Engineers always make things stronger than they strictly need to be. This is called the Factor of Safety.

Example: If an elevator needs to carry 10 people (800kg), an engineer might design it to hold 3200kg. That is a Factor of Safety of 4! (\( 3200 / 800 = 4 \)).

Quick Review: Always aim for a Factor of Safety greater than 1. If it's 1 or less, the object will likely break during normal use!

3. Calculating Forces in Systems

The syllabus requires you to understand how forces work in specific engineering systems.

Hydraulic and Pneumatic Forces

Whether it is a car brake (hydraulic - liquid) or a factory robot arm (pneumatic - gas), the math is the same. It is all about Pressure.

The Formula: \( Force = Pressure \times Area \)

Analogy: Think of pushing a thumbtack into a wall. You apply a small force to the wide head (large area), which creates a huge pressure at the tiny point (small area) to pierce the wood!

Electricity: Resistance, Current, and Voltage

When designing electronic circuits, you need to know how much the components "slow down" the electricity. This is resistance.

• Series Circuits: Components are in one single loop. To find total resistance, just add them up: \( R_{total} = R1 + R2 + R3 \)
• Parallel Circuits: Components are on different branches.

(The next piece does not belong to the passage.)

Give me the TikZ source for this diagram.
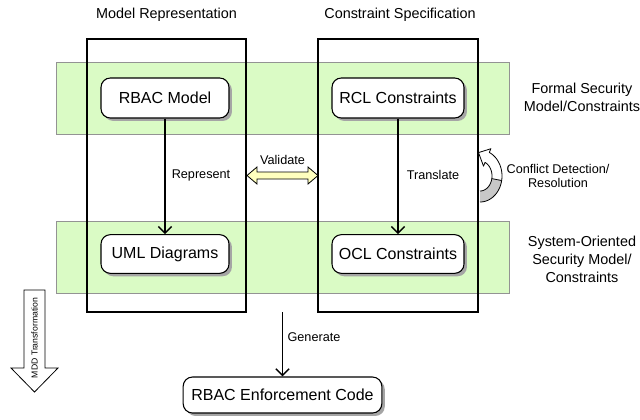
\documentclass[tikz,border=0pt]{standalone}
\usepackage{fontspec}
\setmainfont{Liberation Sans}
\usetikzlibrary{arrows.meta,shadows}
\definecolor{bandgreen}{RGB}{218,251,197}
\definecolor{valyellow}{RGB}{255,255,190}
\definecolor{shadowgray}{RGB}{165,165,165}
\definecolor{ribbongray}{RGB}{200,200,200}

\begin{document}
\begin{tikzpicture}[x=0.75pt,y=-0.75pt,
  band/.style={draw=gray!85, fill=bandgreen, line width=0.6pt},
  lane/.style={draw=black, line width=1.4pt},
  proc/.style={draw=black, fill=white, rounded corners=7pt, line width=0.8pt,
    font=\fontsize{12}{14}\selectfont,
    drop shadow={shadow xshift=2.2pt, shadow yshift=-2.2pt, fill=shadowgray, opacity=1}},
  head/.style={font=\fontsize{10.8}{13}\selectfont},
  side/.style={font=\fontsize{10.8}{13.5}\selectfont, align=center},
  lbl/.style={font=\fontsize{9.5}{11}\selectfont},
  flow/.style={-{Straight Barb[length=5pt,width=10pt]}, line width=1.1pt},
]
\useasboundingbox (0,0) rectangle (640,419);

% horizontal layers
\draw[band] (56,62) rectangle (509,134);
\draw[band] (56,221) rectangle (509,293);

% vertical columns
\draw[lane] (87,39) rectangle (246,312);
\draw[lane] (318,39) rectangle (478,312);

% column headings
\node[head] (hdrL) at (166.5,15) {Model Representation};
\node[head] (hdrR) at (400,15) {Constraint Specification};

% process boxes
\node[proc, minimum width=96pt, minimum height=30pt] (rbac) at (165,98) {RBAC Model};
\node[proc, minimum width=96pt, minimum height=29pt] (uml) at (165,254) {UML Diagrams};
\node[proc, minimum width=99pt, minimum height=30pt] (rcl) at (398,98) {RCL Constraints};
\node[proc, minimum width=99pt, minimum height=29pt] (ocl) at (398,254) {OCL Constraints};
\node[proc, minimum width=149pt, minimum height=27pt] (enf) at (282.5,395) {RBAC Enforcement Code};

% connectors
\coordinate (gen) at (282.5,312);
\draw[flow] (rbac) -- (uml);
\draw[flow] (rcl) -- (ocl);
\draw[flow] (gen) -- (enf);

\node[lbl] (lrep) at (201,175) {Represent};
\node[lbl] (ltr) at (433,175) {Translate};
\node[lbl] (lgen) at (314,337) {Generate};
\node[lbl] (lval) at (282.5,160) {Validate};

% two-headed block arrow between the columns
\draw[fill=valyellow, line width=0.6pt]
  (247,175.5) -- (257,167) -- (257,172) -- (308,172) -- (308,167) -- (318,175.5)
  -- (308,184) -- (308,179) -- (257,179) -- (257,184) -- cycle;

% layer captions
\node[side] (sformal) at (582,97) {Formal Security\\Model/Constraints};
\node[side] (ssys) at (582,259) {System-Oriented\\Security Model/\\Constraints};
\node[font=\fontsize{9.5}{10.5}\selectfont, align=center] (conf) at (558,176) {Conflict Detection/\\Resolution};

% curved feedback arrow on the right column
\fill[ribbongray] plot[domain=90:10, samples=30] ({480+22*cos(\x)},{176+26*sin(\x)})
  -- plot[domain=10:90, samples=30] ({480+12*cos(\x)},{176+15*sin(\x)}) -- cycle;
\fill[white] plot[domain=10:-65, samples=40] ({480+22*cos(\x)},{176+26*sin(\x)})
  -- (490.9,148.7) -- (478.5,152.6) -- (483.5,166.1)
  -- plot[domain=-65:10, samples=40] ({480+12*cos(\x)},{176+15*sin(\x)}) -- cycle;
\draw[line width=0.6pt, line join=round]
  plot[domain=90:-65, samples=60] ({480+22*cos(\x)},{176+26*sin(\x)})
  -- (490.9,148.7) -- (478.5,152.6) -- (483.5,166.1)
  -- plot[domain=-65:90, samples=60] ({480+12*cos(\x)},{176+15*sin(\x)});
\draw[line width=0.6pt] ({480+12*cos(10)},{176+15*sin(10)}) -- ({480+22*cos(10)},{176+26*sin(10)});

% transformation direction arrow
\draw[fill=white, line width=0.6pt]
  (24,290) -- (45,290) -- (45,368) -- (58,368) -- (34.5,392) -- (11,368) -- (24,368) -- cycle;
\node[rotate=90, font=\fontsize{6.5}{7}\selectfont] (mdd) at (34.5,338) {MDD Transformation};

\end{tikzpicture}
\end{document}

Calculating this is a bit trickier, but CAD software usually handles it for you in complex designs!

Common Mistake to Avoid: Don't forget your units! Force is in Newtons (N), Area is in \( m^2 \) or \( mm^2 \), and Pressure is in Pascals (Pa). Mixing these up is the easiest way to lose marks.

4. Using Computers for Modelling

In your exam, you might be asked about using CAD to model systems. Here is what you should remember:

• Electronic Circuits: We use software to "build" a circuit on screen. We can check if an LED will blow up or if a battery will last long enough without wasting real components.
• Structural Forces: We can apply "virtual weights" to a 3D model of a bracket or a beam to see where it might bend or buckle. This helps us calculate the stiffness required.

Memory Aid: Think of CAD as "Computer-Aided Certainty." It makes us certain the design is right before we touch a single tool.

Summary: Your "Calculations" Checklist

When you are looking at a problem in 8852 Engineering, ask yourself:

1. Size: Have I calculated the Area or Volume correctly?
2. Materials: Do I know the Density or Stiffness (Young's Modulus)?
3. Safety: Have I applied a Factor of Safety so it doesn't break?
4. Power: If it's a circuit, what is the Resistance? If it's a pump, what is the Force?

Don't worry if this seems tricky at first! The more you practice these formulas, the more they will feel like second nature. You've got this!